▶ _Task goal_
Track down every line below that holds "this" and copy it.

▶ _Supplied entries_
----------------------------------------

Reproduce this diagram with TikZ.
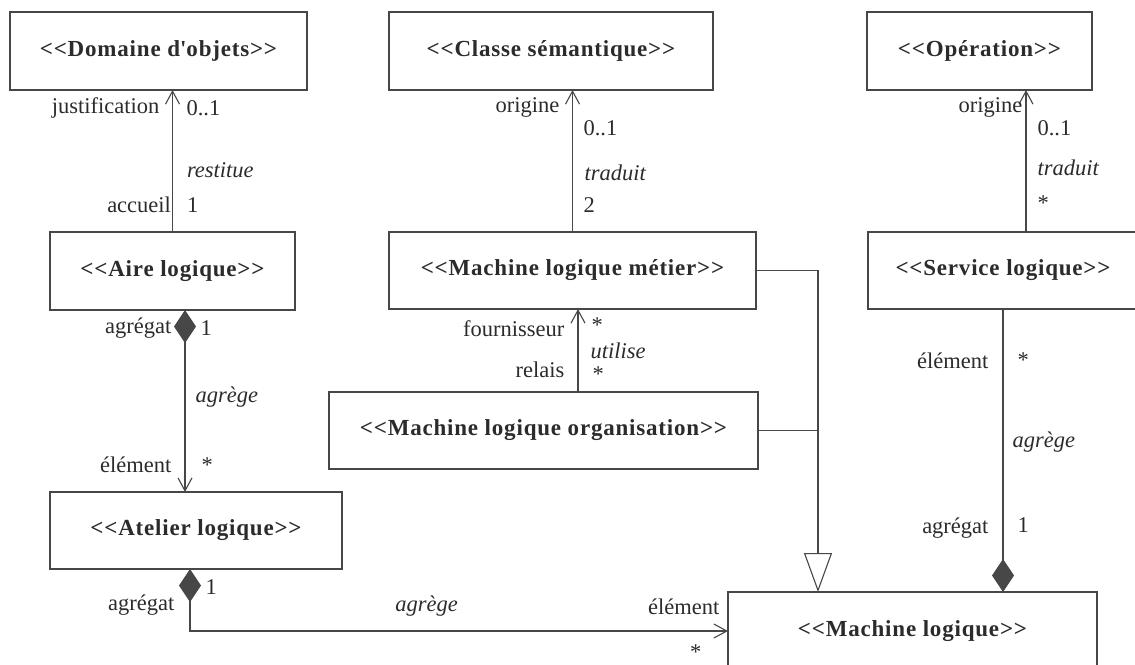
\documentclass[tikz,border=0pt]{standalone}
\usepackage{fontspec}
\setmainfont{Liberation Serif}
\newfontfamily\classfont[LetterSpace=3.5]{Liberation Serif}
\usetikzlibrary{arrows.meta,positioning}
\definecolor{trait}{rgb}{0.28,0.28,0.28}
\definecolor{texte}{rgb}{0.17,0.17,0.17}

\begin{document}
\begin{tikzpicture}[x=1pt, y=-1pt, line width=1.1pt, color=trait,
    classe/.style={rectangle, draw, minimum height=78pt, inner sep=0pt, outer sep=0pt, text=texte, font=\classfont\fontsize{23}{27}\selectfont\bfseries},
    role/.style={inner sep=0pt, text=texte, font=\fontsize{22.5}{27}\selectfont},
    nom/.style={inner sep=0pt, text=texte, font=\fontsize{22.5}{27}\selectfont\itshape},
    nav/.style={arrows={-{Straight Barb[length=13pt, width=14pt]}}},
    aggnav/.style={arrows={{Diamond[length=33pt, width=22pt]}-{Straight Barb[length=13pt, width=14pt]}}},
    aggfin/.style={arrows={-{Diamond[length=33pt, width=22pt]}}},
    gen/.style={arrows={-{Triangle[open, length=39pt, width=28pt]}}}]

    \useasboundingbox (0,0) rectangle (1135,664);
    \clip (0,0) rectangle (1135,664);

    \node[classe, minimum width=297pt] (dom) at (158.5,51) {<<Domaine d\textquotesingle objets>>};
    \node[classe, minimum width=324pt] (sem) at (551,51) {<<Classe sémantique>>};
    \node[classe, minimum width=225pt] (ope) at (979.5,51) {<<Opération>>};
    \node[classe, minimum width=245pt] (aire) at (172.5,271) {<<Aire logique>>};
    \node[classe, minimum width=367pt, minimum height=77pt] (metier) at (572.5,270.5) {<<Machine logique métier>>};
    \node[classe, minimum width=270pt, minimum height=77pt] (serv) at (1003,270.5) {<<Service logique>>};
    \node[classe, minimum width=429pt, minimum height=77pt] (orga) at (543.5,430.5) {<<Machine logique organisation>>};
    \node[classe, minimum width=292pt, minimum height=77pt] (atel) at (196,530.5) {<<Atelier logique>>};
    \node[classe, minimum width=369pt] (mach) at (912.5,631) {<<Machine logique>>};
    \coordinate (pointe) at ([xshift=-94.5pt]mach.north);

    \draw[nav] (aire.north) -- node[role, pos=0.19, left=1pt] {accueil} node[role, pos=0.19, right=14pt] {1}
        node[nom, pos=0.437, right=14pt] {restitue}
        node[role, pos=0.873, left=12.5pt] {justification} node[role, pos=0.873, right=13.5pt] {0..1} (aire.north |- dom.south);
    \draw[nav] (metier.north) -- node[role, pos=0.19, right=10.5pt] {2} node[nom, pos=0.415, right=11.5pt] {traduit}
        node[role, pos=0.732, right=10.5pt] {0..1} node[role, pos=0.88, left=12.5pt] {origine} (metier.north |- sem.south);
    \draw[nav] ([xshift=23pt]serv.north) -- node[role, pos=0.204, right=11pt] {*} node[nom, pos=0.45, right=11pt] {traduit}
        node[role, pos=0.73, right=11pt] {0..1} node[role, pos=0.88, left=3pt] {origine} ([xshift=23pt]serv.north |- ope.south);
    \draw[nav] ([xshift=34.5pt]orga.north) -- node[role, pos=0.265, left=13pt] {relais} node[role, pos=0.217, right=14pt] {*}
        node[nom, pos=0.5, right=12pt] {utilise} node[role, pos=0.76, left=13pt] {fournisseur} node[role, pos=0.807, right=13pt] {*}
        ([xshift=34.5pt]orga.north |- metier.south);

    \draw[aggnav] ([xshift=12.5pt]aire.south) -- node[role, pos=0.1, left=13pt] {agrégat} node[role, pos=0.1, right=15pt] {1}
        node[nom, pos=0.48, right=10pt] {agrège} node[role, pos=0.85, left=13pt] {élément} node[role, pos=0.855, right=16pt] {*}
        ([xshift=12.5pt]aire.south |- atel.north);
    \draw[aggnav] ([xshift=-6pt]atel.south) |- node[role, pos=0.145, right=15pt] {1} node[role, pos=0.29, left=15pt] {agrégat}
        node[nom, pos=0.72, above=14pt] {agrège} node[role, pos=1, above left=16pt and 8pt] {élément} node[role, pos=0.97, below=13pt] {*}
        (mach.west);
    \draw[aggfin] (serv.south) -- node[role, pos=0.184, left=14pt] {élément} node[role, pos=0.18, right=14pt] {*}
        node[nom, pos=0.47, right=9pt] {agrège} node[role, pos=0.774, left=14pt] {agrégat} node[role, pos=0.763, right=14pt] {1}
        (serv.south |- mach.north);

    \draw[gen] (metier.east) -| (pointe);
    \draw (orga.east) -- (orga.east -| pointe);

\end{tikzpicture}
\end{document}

----------------------------------------

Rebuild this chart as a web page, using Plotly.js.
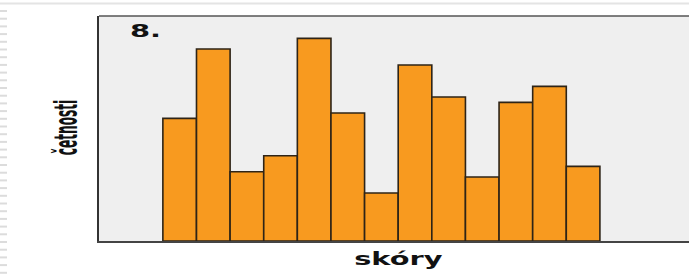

----------------------------------------

▶ _Written solution_
Reproduce this diagram with TikZ.
Rebuild this chart as a web page, using Plotly.js.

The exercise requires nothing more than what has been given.